# New Rifle or Barrel ?



## Bore.224 (Mar 23, 2005)

I have a Savage 12 FV with a 26 inch heavy barrel in 22-250. I love the rifle but it is very unbalanced. Could I get a new barrel for it say in 24 or 22 inches? Could I have the current barrel cut down? Or do I need to buy a new rifle to get a more well balanced rifle?


----------



## Plainsman (Jul 30, 2003)

You could cut it back to 22 inches, but I wouldn't go shorter. Savage are a snap to install a new Savage barrel. Once you put a light barrel in it's going to be free floated in that heavy barrel channel, or you will need a new stock. 
The other alternative is take it to a good gunsmith and have him cut it to 24 and turn it down on the lathe, or turn it down slightly and flute the barrel. Or flute it real deep. There are many options. I would cut it back to 24 and deep flute it.


----------



## bearhunter (Jan 30, 2009)

i had your exact problem. i cut 3 inches off and it handles much better. my friend is a machinist and did it in his garage. there was an issue with the headspace if i remember right. make sure the barrel goes on the same ammount of turns as it came off. ??????????. my savage m12 shot just as well shortened. good luck


----------



## striped1 (Aug 17, 2005)

if this is a bipod gun and weight isn't a huge concern, just balance, weight the buttstock to balance.


----------



## Sasha and Abby (May 11, 2004)

I would NOT cut the barrel down. On that caliber, you actually need a little longer barrel length to reach the velocities that cartridge is capable of. Otherwise, you may as well shoot a .223...


----------



## Wyomingpredator (Oct 16, 2007)

I would Either wieght he stock to balance or cut down to a 24 inch barrel. By cutting it down 2 inches you might loose up to 100 fps providing that it is still burning powder all the way to 26 inches of your barrel , but chances are you will find that the velocities are similer with the 24 inch barel vs 26 inch barrel. The thing to keep in mind is if its not comfortable to shoot, chances are you wont shoot it, so make it what you want. I personally would not go shorter than 24 inches but thats my personal opinion.


----------



## southdakbearfan (Oct 11, 2004)

I agree with adding weight.


----------



## NDTerminator (Aug 20, 2003)

If you send it back to Savage they will screw you on a new barrel in whatever standard contour & length they make for a darn sight less than the cost of a new rifle.

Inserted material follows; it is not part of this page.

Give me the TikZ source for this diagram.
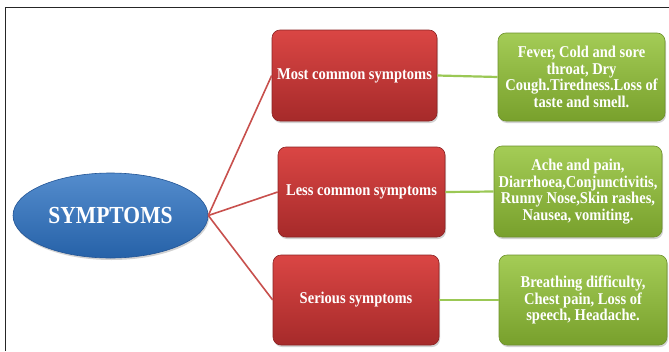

A few years back when I still used them, I had a Savage 10 in 223 re-barrelled into a 10FP for about $180 including shipping...

Midway also sold (and still does for all I know) barrels & kits/tools to re-barrel Savages. It's not hard at all, simply a matter of removing the barrel nut, screwwing on the new barrel, using the go/no go gauges to set headspace, and tightening the barrel nut down...

Seems to me they even have a standard 20" .960" barrel available that can be put on, if you want to go that short...


----------



## Bore.224 (Mar 23, 2005)

I know I could count on you guy's thanks for the help, I will contact savage if they can install a new barrell for around $180 its a done deal. Fluting the barrell is also an atractive option I did not know you could have done! Funny you mention the 10FP, because that is how this all started! I was at the gun shop and picked up a 10FP heavy barrel 24 inch in .308 and wow did it balance great compared to the 26 inch heavy barrel! thanks again!!


----------



## Bore.224 (Mar 23, 2005)

Ok Talked to savage, they say they can cut down and recrown the barrel! Now what would be the best for a 22-250 20 inch too short? Most likley I will go 24 inches but how much would I lose in velocity in a 20 inch tube, I know some say 50 fps for every inch is this reall true?


----------



## William lammers (May 6, 2009)

By now, you probably should have an answer to your question, but I'll give my opinion....YES, that is too short for the calibers' potential. On the other hand, what did you have in mind, as far as what you're shoot for? Thanks..good luck and good shooting


----------



## Bore.224 (Mar 23, 2005)

From all the reserch I have done , I am under the impression that with a 20 inch barrel I will lose between 180-250 fps, however a shorter heavy barrel may in the end be more accurate!! Most of my shooting in all reallity will most likley be in the 50-150 yard range and I feel velocity loss will be closer to 180 fps than the 250 !!

Why is it ok for say a 7mm-08 to sport a 20 inch barrel but not a 22-250 ?? Hmmmm


----------



## William lammers (May 6, 2009)

Both calibers will serve you fine, both the 7-08 and 22-250 are quite capable of double the range you mention, for realistic distances. The reason for longer barrels on the 22-250, is BASICALLY, the longer tube allows a more complete powder burn, thus higher pressure maintained, thus higher velocity, thus longer range trajectory. Shoot it with a 20" barrel, and you'll see an awesome fireball at the end of your barrel, when and if you do so in dim light....thats the powder that would normally ignight within, lets say, a 26" barrel. Hope this helped...good luck and good hunting


----------